Manual ponytail separation (merged into back hair)
Manual addition of footwear to PSD (individual PNG is output)
Fine-tuning layer boundaries (bleed/blur handling)
Live2D mesh setup and motion range design (this remains regardless of the method)

With Qwen-Image-Layered, the issue was “need to individually cut out eyes, mouth, eyebrows from the 3-way split.” See-through’s issue is “already finely split, but can’t handle non-defined parts.” The approaches are also different (Qwen-Image-Layered separates during generation; See-through decomposes an existing image after the fact), so there’s a natural division: See-through for making use of existing illustrations, Qwen-Image-Layered for separating generated images.

Ponytail Problem Analysis

This isn’t a SAM recognition accuracy issue — it’s a data structure issue. The 19-part body segmentation definition has front hair / back hair but no “ponytail” category. The side ponytail is recognized as back hair, but it outputs merged with the back hair. Manual separation is the only option.

Additionally, the ponytail is cut off at the head crop stage. The head region determination doesn’t treat the ponytail as part of the head, so the portion outside the crop bounds is lost. Two problems overlap: a segmentation issue and a head crop issue.

Combining Both Tools

A hybrid approach could work: use See-through to decompose the full body, then use Qwen-Image-Layered for facial expression variants only.
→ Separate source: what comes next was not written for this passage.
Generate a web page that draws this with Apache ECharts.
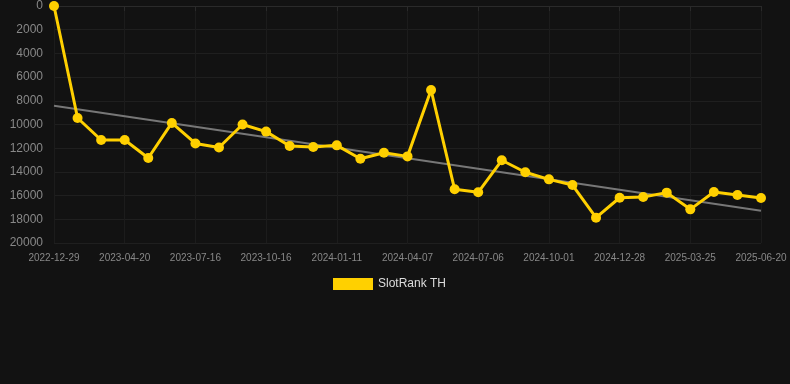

Qwen-Image-Layered can generate the 3-way split (face parts / base / hair) with specific expressions via prompts, making it suited for expression variations like eye closing and mouth opening.

See-through: One standing pose → 23-part full body decomposition → Live2D base structure
Qwen-Image-Layered: Generate facial expression variants → blink, open mouth, etc.

However, Qwen-Image-Layered runs at ~40GB BF16, with inference taking 75 seconds/image (resolution=640) to 240 seconds/image (resolution=1024). Compared to See-through’s 2 minutes 5 seconds for the full 23 parts, it’s quite heavy — for just the face.

This speed difference comes from the approach. Qwen-Image-Layered uses a 40GB generative model to regenerate the entire image from scratch — full inference runs per image. See-through segments the existing image and only inpaints the hidden parts, no need to regenerate the whole thing. “Generate everything” vs “complete only what’s needed” maps directly to processing time.

Running both on a single Pod isn’t impossible, but even with RTX PRO 6000 (96GB), simultaneous loading would be tight. Sequential use is the realistic approach.

Today’s test was with a neutral-expression standing pose, but for serious Live2D use, an input image with a slight smile and slightly open mouth would probably work better. With a flat line for a mouth, getting mouth movement parts to work in Live2D is harder.